PROMPT: Reproduce exactly, with no pictures, each line from the opening of the material down through the line containing "const diaInicioHAR = 21;".

··· COLLECTED DATA

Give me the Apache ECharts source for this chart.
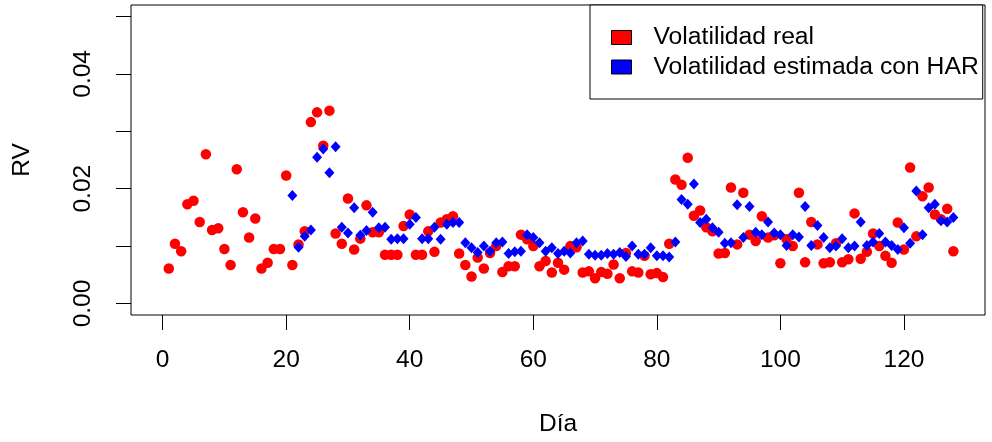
<!DOCTYPE html>
<html>
<head>
    <meta charset="utf-8">
    <title>Volatilidad real vs HAR</title>
    <script src="https://cdn.jsdelivr.net/npm/echarts@6/dist/echarts.min.js"></script>
    <style>
        html, body { margin: 0; padding: 0; background: #fff; }
        #chart1 { width: 992px; height: 442px; }
    </style>
</head>
<body>
<div id="chart1"></div>
<script type="text/javascript">
    // primer día de cada serie (el HAR necesita rezagos)
    const diaInicioReal = 1;
    const diaInicioHAR = 21;

    // volatilidad realizada, días 1..128
    const volReal = [
        0.0061, 0.0104, 0.0091, 0.0173, 0.0179, 0.0142, 0.0260, 0.0128, 0.0131, 0.0095,
        0.0067, 0.0234, 0.0159, 0.0115, 0.0148, 0.0061, 0.0071, 0.0095, 0.0095, 0.0223,
        0.0067, 0.0103, 0.0126, 0.0316, 0.0333, 0.0275, 0.0336, 0.0122, 0.0104, 0.0183,
        0.0094, 0.0113, 0.0171, 0.0124, 0.0124, 0.0085, 0.0085, 0.0085, 0.0135, 0.0155,
        0.0085, 0.0085, 0.0126, 0.0090, 0.0141, 0.0147, 0.0152, 0.0087, 0.0067, 0.0047,
        0.0080, 0.0061, 0.0088, 0.0100, 0.0055, 0.0065, 0.0065, 0.0120, 0.0112, 0.0100,
        0.0065, 0.0074, 0.0054, 0.0071, 0.0059, 0.0100, 0.0098, 0.0054, 0.0056, 0.0044,
        0.0055, 0.0052, 0.0068, 0.0044, 0.0088, 0.0056, 0.0054, 0.0083, 0.0051, 0.0053,
        0.0046, 0.0104, 0.0216, 0.0207, 0.0254, 0.0153, 0.0162, 0.0133, 0.0126, 0.0087,
        0.0088, 0.0202, 0.0103, 0.0193, 0.0120, 0.0109, 0.0152, 0.0115, 0.0119, 0.0070,
        0.0112, 0.0100, 0.0193, 0.0072, 0.0142, 0.0103, 0.0070, 0.0072, 0.0105, 0.0072,
        0.0077, 0.0157, 0.0078, 0.0090, 0.0122, 0.0100, 0.0083, 0.0071, 0.0141, 0.0094,
        0.0237, 0.0117, 0.0187, 0.0202, 0.0155, 0.0147, 0.0165, 0.0091
    ];

    // volatilidad estimada con HAR, días 21..128
    const volHAR = [
        0.0188, 0.0098, 0.0117, 0.0128, 0.0255, 0.0269, 0.0228, 0.0273, 0.0133, 0.0123,
        0.0167, 0.0119, 0.0127, 0.0159, 0.0132, 0.0133, 0.0112, 0.0113, 0.0113, 0.0138,
        0.0150, 0.0113, 0.0113, 0.0133, 0.0112, 0.0138, 0.0141, 0.0141, 0.0106, 0.0097,
        0.0089, 0.0100, 0.0091, 0.0106, 0.0107, 0.0087, 0.0090, 0.0091, 0.0120, 0.0115,
        0.0106, 0.0091, 0.0097, 0.0087, 0.0091, 0.0088, 0.0106, 0.0109, 0.0086, 0.0084,
        0.0084, 0.0087, 0.0086, 0.0089, 0.0082, 0.0100, 0.0086, 0.0086, 0.0097, 0.0083,
        0.0083, 0.0081, 0.0107, 0.0181, 0.0173, 0.0208, 0.0141, 0.0147, 0.0132, 0.0124,
        0.0105, 0.0106, 0.0172, 0.0115, 0.0169, 0.0124, 0.0120, 0.0142, 0.0123, 0.0120,
        0.0101, 0.0120, 0.0116, 0.0169, 0.0101, 0.0136, 0.0115, 0.0097, 0.0100, 0.0113,
        0.0097, 0.0100, 0.0142, 0.0101, 0.0107, 0.0122, 0.0107, 0.0101, 0.0094, 0.0132,
        0.0105, 0.0196, 0.0120, 0.0167, 0.0173, 0.0144, 0.0142, 0.0150
    ];

    const ticksX = [0, 20, 40, 60, 80, 100, 120];
    const ticksY = [0, 0.01, 0.02, 0.03, 0.04, 0.05];
    const etiquetasY = [0, 0.02, 0.04];

    const fuente = 'Liberation Sans, Arial, sans-serif';
    const tamTexto = 24.5;

    let myChart1 = echarts.init(document.getElementById('chart1'));

    myChart1.setOption({
        animation: false,
        backgroundColor: '#fff',
        grid: {
            left: 131, top: 5, right: 7, bottom: 125,
            show: true, borderColor: '#000', borderWidth: 1,
            backgroundColor: 'transparent'
        },
        legend: {
            left: 590, top: 5,
            orient: 'vertical',
            padding: [20, 4, 19.5, 21],
            itemGap: 4.5,
            itemWidth: 20, itemHeight: 14,
            borderColor: '#000', borderWidth: 1,
            backgroundColor: '#fff',
            textStyle: { fontFamily: fuente, fontSize: 24.7, color: '#000', padding: [0, 0, 0, 17] },
            data: [
                { name: 'Volatilidad real', icon: 'rect', itemStyle: { color: '#ff0000', borderColor: '#000', borderWidth: 1, opacity: 1 } },
                { name: 'Volatilidad estimada con HAR', icon: 'rect', itemStyle: { color: '#0000ff', borderColor: '#000', borderWidth: 1, opacity: 1 } }
            ]
        },
        xAxis: {
            type: 'value', min: -5.12, max: 133.12,
            splitLine: { show: false },
            axisLine: { show: false, onZero: false },
            axisTick: { show: true, length: 15, customValues: ticksX, lineStyle: { color: '#000' } },
            axisLabel: { customValues: ticksX, margin: 33, fontSize: tamTexto, color: '#000', fontFamily: fuente },
            name: 'Día', nameLocation: 'middle', nameGap: 97,
            nameTextStyle: { fontSize: tamTexto, color: '#000', fontFamily: fuente }
        },
        yAxis: {
            type: 'value', min: -0.002, max: 0.052,
            splitLine: { show: false },
            axisLine: { show: false, onZero: false },
            axisTick: { show: true, length: 15, customValues: ticksY, lineStyle: { color: '#000' } },
            axisLabel: {
                customValues: etiquetasY, rotate: 90, margin: 35, fontSize: tamTexto,
                color: '#000', fontFamily: fuente,
                formatter: function (v) { return v.toFixed(2); }
            },
            name: 'RV', nameLocation: 'middle', nameGap: 96, nameRotate: 90,
            nameTextStyle: { fontSize: tamTexto, color: '#000', fontFamily: fuente }
        },
        series: [
            {
                name: 'Volatilidad real', type: 'scatter', symbol: 'circle', symbolSize: 10.5,
                itemStyle: { color: '#ff0000', opacity: 1 },
                data: volReal.map(function (v, i) { return [diaInicioReal + i, v]; })
            },
            {
                name: 'Volatilidad estimada con HAR', type: 'scatter', symbol: 'diamond', symbolSize: [10, 11],
                itemStyle: { color: '#0000ff', opacity: 1 },
                data: volHAR.map(function (v, i) { return [diaInicioHAR + i, v]; })
            }
        ]
    });
</script>
</body>
</html>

······

FINAL RESULT:
Give me the Apache ECharts source for this chart.
<!DOCTYPE html>
<html>
<head>
    <meta charset="utf-8">
    <title>Volatilidad real vs HAR</title>
    <script src="https://cdn.jsdelivr.net/npm/echarts@6/dist/echarts.min.js"></script>
    <style>
        html, body { margin: 0; padding: 0; background: #fff; }
        #chart1 { width: 992px; height: 442px; }
    </style>
</head>
<body>
<div id="chart1"></div>
<script type="text/javascript">
    // primer día de cada serie (el HAR necesita rezagos)
    const diaInicioReal = 1;
    const diaInicioHAR = 21;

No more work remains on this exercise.